If you have no idea what any of this means, it means you can download a Windows nightly build, attach a debugger, have it download the debug symbols automatically from our symbol server, and the debugger will download the matching source for you automatically.

I hope to get this backported to our 1.9.2 and 1.9.1 branches ASAP, so that our 3.5.x and 3.6 release builds will be similarly debuggable.

Firefox Packaging

September 17th, 2009

I recently landed some changes (on trunk and 1.9.2) to the way Firefox packaging works. There are two immediate consequences of this you should be aware of:

  1. Mac builds now use a packaging manifest just like Windows and Linux. If you add a file that you intend to ship on Mac, it needs to wind up in a packaging manifest. (bug 463605)
  2. All the  packaging manifest files have been combined into one single file: browser/installer/package-manifest.in. This should save everyone some time and annoyance. (bug 511642)

These changes had no effect on applications other than Firefox.

SSL in Mochitest

September 22nd, 2008

Without a lot of fanfare, a patch landed recently that enables the use of SSL with the test HTTP server we use in our Mochitest test harness.

About five months ago, I read an article about how Fedora wanted to standardize on NSS as the cryptography solution for their distro in order to be able to leverage a common certificate database, among other things. The article went into detail on how they wrote an OpenSSL wrapper around NSS so they could easily port applications that only supported OpenSSL to use NSS instead. As a concrete example, they showed a ported version of stunnel using NSS. This gave me pause, as one of the things we were lacking in our Mochitest harness was SSL support and stunnel would do exactly what we needed in this case. Considering we already build and ship NSS with every copy of Firefox, and it was clearly possible to implement the functionality we needed using NSS, I set out to figure out how to implement a bare-bones version of stunnel from scratch. After a bit of poking through the online NSPR and NSS documentation, I had a proof of concept application which I called “ssltunnel.” After some insightful review comments from NSS developers I committed it to CVS.

Unfortunately, that wasn’t the end. We still needed to hook this program up to the test harness, and I just didn’t have the motivation to do so. I filed the bug, and hoped someone else would do the work. (as I often do!) Thankfully, that someone appeared in the person of Honza Bambas, whom I can only describe as a “programming rockstar.” He not only integrated ssltunnel into Mochitest, but he rewrote large sections of it to make it work robustly and made it work as an HTTP proxy while he was at it. After some reviews, and a couple of landings and backouts due to unrelated test failures, and some time spent languishing in bugzilla, we finally made his patch stick.

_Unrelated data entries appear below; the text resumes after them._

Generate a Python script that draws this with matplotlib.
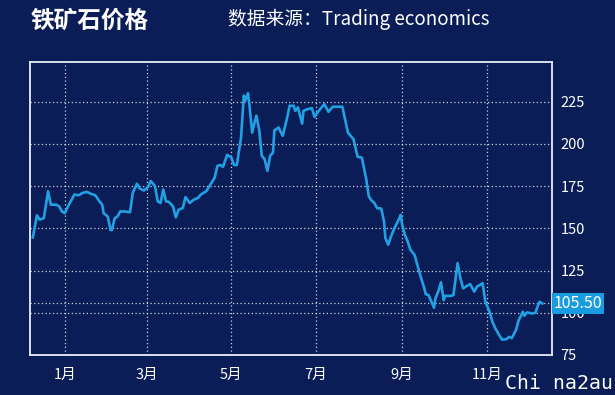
import pandas as pd
import numpy as np
import matplotlib.pyplot as plt
import matplotlib.dates as mdates

# --- dados (dias a partir de 2021-01-01, preço em US$/t) ---
dias = [-23, -20, -18, -15, -12, -10, -6, -4, -2, 0, 3, 7, 10, 13, 16, 19, 22, 25, 27, 28,
        31, 33, 34, 36, 38, 40, 43, 47, 49, 52, 54, 57, 60, 62, 65, 67, 69, 71, 73, 75,
        78, 80, 82, 85, 87, 90, 93, 96, 98, 102, 105, 108, 110, 112, 114, 117, 120, 122, 124, 127,
        129, 130, 132, 133, 135, 138, 140, 142, 144, 146, 148, 150, 151, 154, 157, 160, 162, 165, 166, 168,
        171, 172, 175, 178, 180, 183, 187, 190, 193, 196, 200, 204, 206, 208, 211, 214, 217, 219, 221, 223,
        225, 228, 230, 231, 233, 235, 237, 240, 242, 243, 245, 247, 249, 252, 254, 256, 259, 260, 262, 266,
        267, 269, 271, 273, 274, 278, 280, 283, 285, 287, 290, 292, 295, 297, 301, 303, 306, 308, 310, 313,
        315, 318, 320, 322, 325, 327, 330, 331, 333, 337, 339, 341, 342, 344]
precos = [144.6, 157.7, 155.1, 156.1, 172.0, 164.0, 164.0, 163.0, 160.0, 159.0, 164.0, 170.0, 169.6, 171.0, 171.6, 170.4, 169.6, 166.0, 164.0, 159.0,
          157.0, 149.0, 149.0, 156.0, 157.0, 160.0, 160.0, 159.5, 171.0, 176.4, 173.6, 172.4, 174.4, 178.0, 175.0, 166.0, 165.0, 173.0, 166.0, 165.7,
          163.0, 156.5, 161.0, 162.0, 168.5, 165.0, 167.0, 168.0, 170.0, 172.0, 176.0, 180.0, 187.0, 187.5, 186.4, 193.5, 192.0, 187.5, 187.5, 203.8,
          228.6, 225.6, 230.0, 223.6, 206.7, 216.7, 208.7, 192.9, 190.9, 184.0, 193.0, 194.8, 208.0, 209.7, 204.8, 214.7, 222.6, 222.6, 219.6, 221.6,
          212.0, 219.6, 220.6, 221.2, 216.0, 219.6, 223.6, 219.0, 222.0, 222.0, 222.0, 206.7, 204.8, 202.8, 192.3, 191.9, 180.0, 169.0, 166.5, 165.0,
          162.0, 161.7, 154.0, 144.2, 140.3, 145.2, 149.2, 154.2, 158.0, 152.2, 146.2, 142.3, 137.3, 134.3, 128.4, 122.4, 114.5, 111.0, 110.5, 103.0,
          108.5, 112.5, 118.0, 107.5, 110.0, 110.0, 110.5, 129.4, 120.4, 114.5, 116.0, 117.0, 112.5, 115.5, 117.5, 106.5, 100.6, 94.7, 91.0, 86.7,
          84.1, 84.3, 85.7, 85.0, 89.7, 95.6, 100.6, 98.2, 100.2, 99.6, 100.0, 104.6, 106.5, 105.5]
ultimo = 105.50

datas = pd.Timestamp("2021-01-01") + pd.to_timedelta(dias, unit="D")

yticks = [75, 100, 125, 150, 175, 200, 225]
xticks = pd.to_datetime(["2021-01-01", "2021-03-01", "2021-05-01", "2021-07-01", "2021-09-01", "2021-11-01"])
xlabels = ["1月", "3月", "5月", "7月", "9月", "11月"]

fundo = "#0a1d57"
azul = "#22a0e4"
fonte = ["Noto Sans CJK SC", "DejaVu Sans"]
plt.rcParams['font.family'] = fonte

fig = plt.figure(figsize=(6.15, 3.95), dpi=100, facecolor=fundo)
ax = fig.add_axes([0.0488, 0.1013, 0.8488, 0.7417], facecolor=fundo)

ax.plot(datas, precos, color=azul, lw=1.9, solid_joinstyle='round')

ax.set_xlim(pd.Timestamp("2020-12-07"), pd.Timestamp("2021-12-18"))
ax.set_ylim(75, 248.5)

ax.set_xticks(xticks)
ax.set_xticklabels(xlabels)
ax.set_yticks(yticks)
ax.yaxis.tick_right()
ax.tick_params(axis='both', length=0, colors='white', labelsize=10.5)
ax.tick_params(axis='y', pad=6)
ax.tick_params(axis='x', pad=9)

# grelha pontilhada
for y in yticks[1:]:
    ax.axhline(y, color='white', lw=0.9, ls=(0, (1, 2)), alpha=0.8, zorder=0)
ax.axhline(ultimo, color='white', lw=0.9, ls=(0, (1, 2)), alpha=0.8, zorder=0)
for x in xticks:
    ax.axvline(x, color='white', lw=0.9, ls=(0, (1, 2)), alpha=0.8, zorder=0)

for s in ax.spines.values():
    s.set_color('#e8eefc')
    s.set_linewidth(1.3)

# etiqueta do último valor (tapa parte do "100", como no original)
ax.text(1.003, ultimo, f"{ultimo:.2f}", transform=ax.get_yaxis_transform(),
        ha='left', va='center', color='white', fontsize=11.5,
        bbox=dict(boxstyle='square,pad=0.1', fc='#1a9be0', ec='none'), zorder=5, clip_on=False)

# títulos
fig.text(0.049, 0.948, "铁矿石价格", color='white', fontsize=17, fontweight='bold', va='center')
fig.text(0.371, 0.951, "数据来源：Trading economics", color='white', fontsize=13.5, va='center')

# marca d'água
fig.text(0.997, 0.03, "Chi na2au", color='white', fontsize=14.3, ha='right', va='center',
         family=['DejaVu Sans Mono'])

fig.savefig("out.png", dpi=100, facecolor=fundo)
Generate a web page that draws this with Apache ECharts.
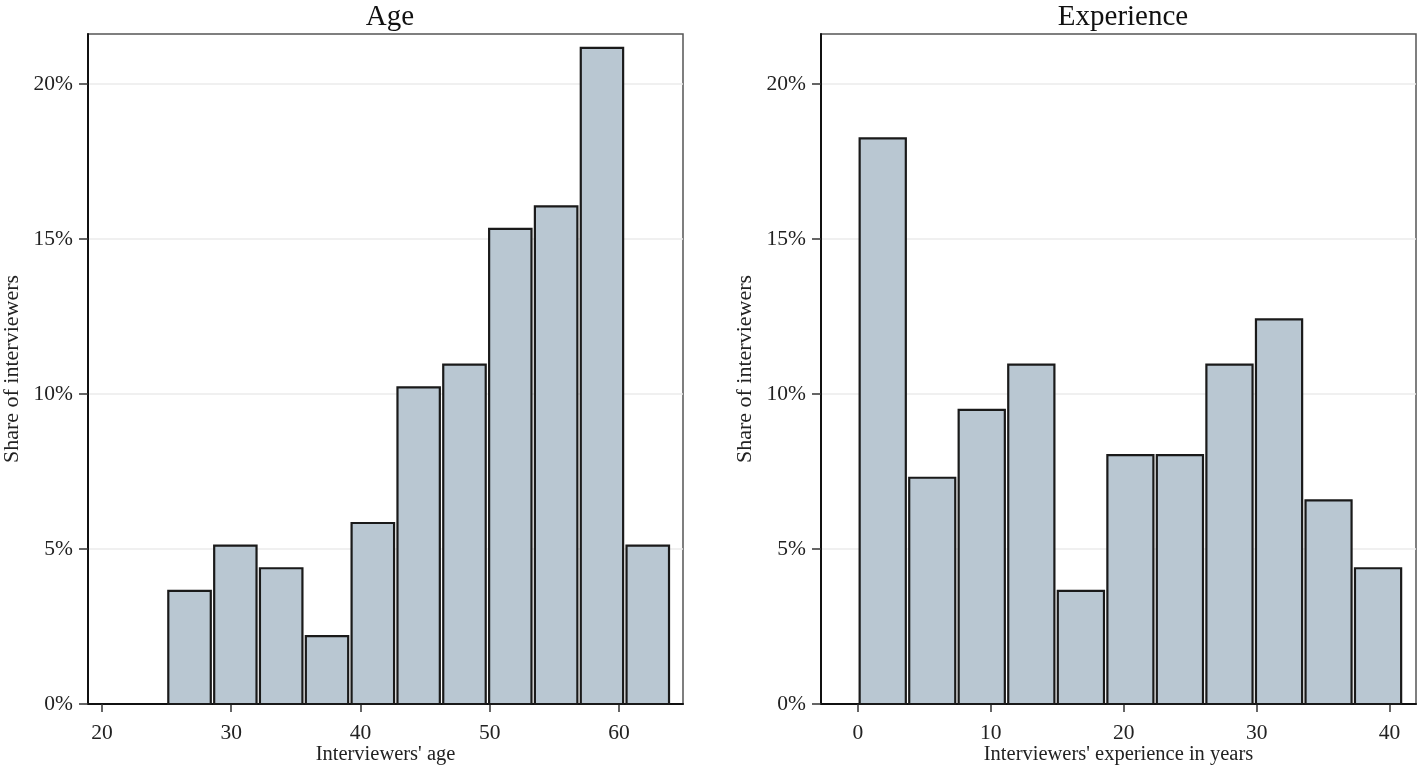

Of course, now that we have this capability, we need tests to use it! Honza has written some great documentation on what is currently available via Mochitest, and how to add custom servers and certificates other things you might want. If you get motivated to write some tests and hit a rough spot, feel free as always to track me down on IRC and ask me about it.

MochiTest Maker

April 18th, 2008

Just something I threw together this morning: MochiTest Maker. It’s a pure HTML+JavaScript environment for writing MochiTests. It’s not as full-featured as the real MochiTest, as you can’t set HTTP headers or include external files, but it should serve for a lot of simple web content tests.

Ideally at some point I’d like to add a CGI backend to this so you could specify a directory, and have it generate a patch against current CVS to include your test in that directory. That would lower the bar even further for getting new tests into the tree. Another cool addition would be to integrate this with my regression search buildbot (currently offline), so that you could write a mochitest and then with one click submit it to find out when something regressed. That shouldn’t be hard to do, but my buildbot needs to find a more permanent home first.

I think there’s still a lot more we can (and must) do to lower the bar for writing tests. We need all the tests we can get!